----- DATASET EXTRACT

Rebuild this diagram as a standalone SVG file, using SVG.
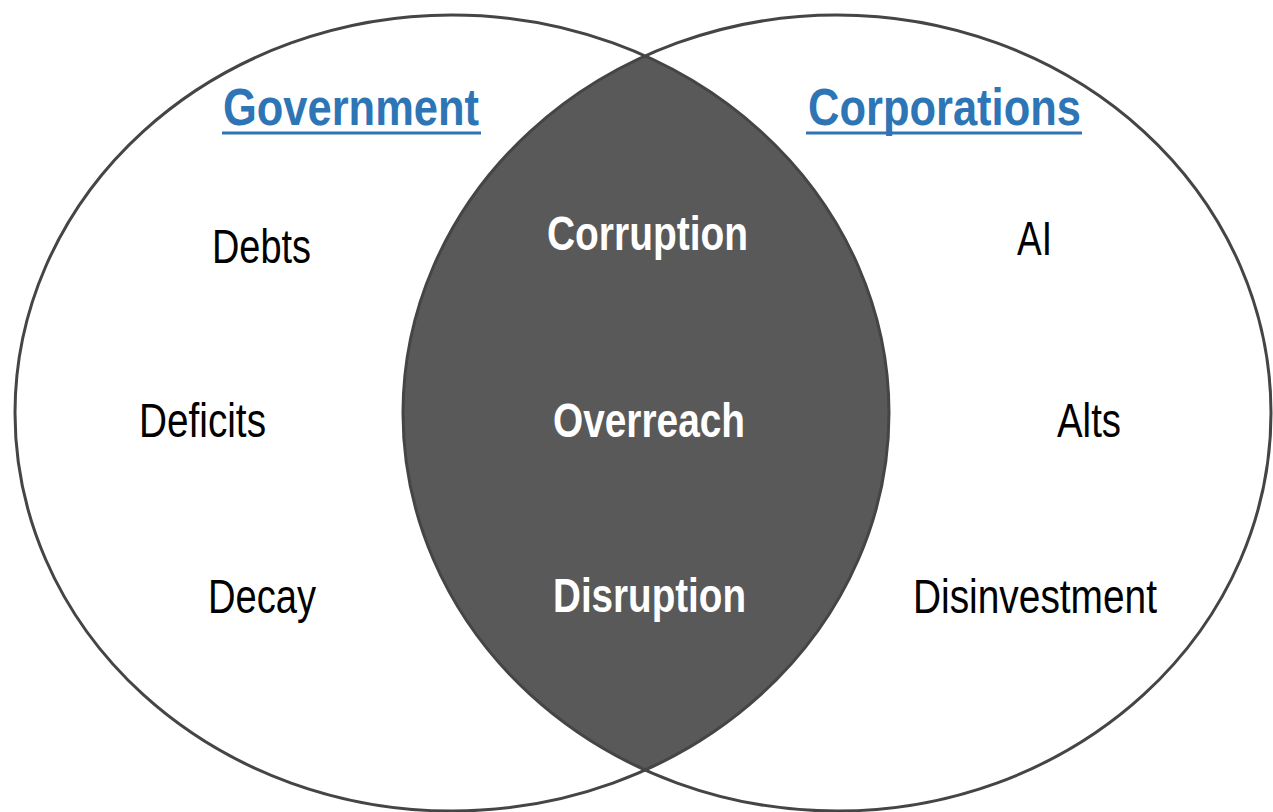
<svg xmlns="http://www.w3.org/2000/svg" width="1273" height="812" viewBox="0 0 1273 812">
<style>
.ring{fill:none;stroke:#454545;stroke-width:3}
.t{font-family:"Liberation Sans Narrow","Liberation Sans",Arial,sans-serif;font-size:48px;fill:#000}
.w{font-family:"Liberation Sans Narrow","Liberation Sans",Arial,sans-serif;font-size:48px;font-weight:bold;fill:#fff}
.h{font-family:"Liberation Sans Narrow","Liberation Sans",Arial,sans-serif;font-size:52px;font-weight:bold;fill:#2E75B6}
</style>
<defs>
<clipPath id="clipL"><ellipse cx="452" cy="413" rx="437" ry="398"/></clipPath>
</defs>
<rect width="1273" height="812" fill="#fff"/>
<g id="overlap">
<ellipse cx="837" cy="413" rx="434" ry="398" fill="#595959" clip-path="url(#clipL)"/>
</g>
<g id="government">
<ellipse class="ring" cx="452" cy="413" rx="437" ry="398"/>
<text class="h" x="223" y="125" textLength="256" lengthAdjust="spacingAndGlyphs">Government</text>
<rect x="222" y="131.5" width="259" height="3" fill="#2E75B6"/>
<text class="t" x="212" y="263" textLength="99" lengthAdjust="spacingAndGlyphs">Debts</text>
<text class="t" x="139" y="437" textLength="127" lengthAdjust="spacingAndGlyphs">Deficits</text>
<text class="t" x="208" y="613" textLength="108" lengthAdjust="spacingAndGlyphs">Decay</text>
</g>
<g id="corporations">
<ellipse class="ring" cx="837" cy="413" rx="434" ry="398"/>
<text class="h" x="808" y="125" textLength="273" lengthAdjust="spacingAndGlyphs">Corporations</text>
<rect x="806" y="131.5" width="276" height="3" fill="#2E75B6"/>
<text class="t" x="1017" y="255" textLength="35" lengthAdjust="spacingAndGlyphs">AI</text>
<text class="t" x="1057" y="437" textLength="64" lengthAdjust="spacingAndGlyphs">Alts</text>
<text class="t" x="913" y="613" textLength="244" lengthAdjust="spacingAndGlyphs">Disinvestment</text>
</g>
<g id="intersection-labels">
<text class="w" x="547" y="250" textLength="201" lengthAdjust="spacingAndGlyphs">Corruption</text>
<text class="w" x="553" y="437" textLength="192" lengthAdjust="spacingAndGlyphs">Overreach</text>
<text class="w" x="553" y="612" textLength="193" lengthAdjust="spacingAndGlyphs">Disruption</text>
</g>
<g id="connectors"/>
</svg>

----------

◆ OBJECTIVE: Retype the whole listing, keeping every line identical and omitting all pictures.

◆ OUTPUT OF THE TASK:
Rebuild this diagram as a standalone SVG file, using SVG.
<svg xmlns="http://www.w3.org/2000/svg" width="1273" height="812" viewBox="0 0 1273 812">
<style>
.ring{fill:none;stroke:#454545;stroke-width:3}
.t{font-family:"Liberation Sans Narrow","Liberation Sans",Arial,sans-serif;font-size:48px;fill:#000}
.w{font-family:"Liberation Sans Narrow","Liberation Sans",Arial,sans-serif;font-size:48px;font-weight:bold;fill:#fff}
.h{font-family:"Liberation Sans Narrow","Liberation Sans",Arial,sans-serif;font-size:52px;font-weight:bold;fill:#2E75B6}
</style>
<defs>
<clipPath id="clipL"><ellipse cx="452" cy="413" rx="437" ry="398"/></clipPath>
</defs>
<rect width="1273" height="812" fill="#fff"/>
<g id="overlap">
<ellipse cx="837" cy="413" rx="434" ry="398" fill="#595959" clip-path="url(#clipL)"/>
</g>
<g id="government">
<ellipse class="ring" cx="452" cy="413" rx="437" ry="398"/>
<text class="h" x="223" y="125" textLength="256" lengthAdjust="spacingAndGlyphs">Government</text>
<rect x="222" y="131.5" width="259" height="3" fill="#2E75B6"/>
<text class="t" x="212" y="263" textLength="99" lengthAdjust="spacingAndGlyphs">Debts</text>
<text class="t" x="139" y="437" textLength="127" lengthAdjust="spacingAndGlyphs">Deficits</text>
<text class="t" x="208" y="613" textLength="108" lengthAdjust="spacingAndGlyphs">Decay</text>
</g>
<g id="corporations">
<ellipse class="ring" cx="837" cy="413" rx="434" ry="398"/>
<text class="h" x="808" y="125" textLength="273" lengthAdjust="spacingAndGlyphs">Corporations</text>
<rect x="806" y="131.5" width="276" height="3" fill="#2E75B6"/>
<text class="t" x="1017" y="255" textLength="35" lengthAdjust="spacingAndGlyphs">AI</text>
<text class="t" x="1057" y="437" textLength="64" lengthAdjust="spacingAndGlyphs">Alts</text>
<text class="t" x="913" y="613" textLength="244" lengthAdjust="spacingAndGlyphs">Disinvestment</text>
</g>
<g id="intersection-labels">
<text class="w" x="547" y="250" textLength="201" lengthAdjust="spacingAndGlyphs">Corruption</text>
<text class="w" x="553" y="437" textLength="192" lengthAdjust="spacingAndGlyphs">Overreach</text>
<text class="w" x="553" y="612" textLength="193" lengthAdjust="spacingAndGlyphs">Disruption</text>
</g>
<g id="connectors"/>
</svg>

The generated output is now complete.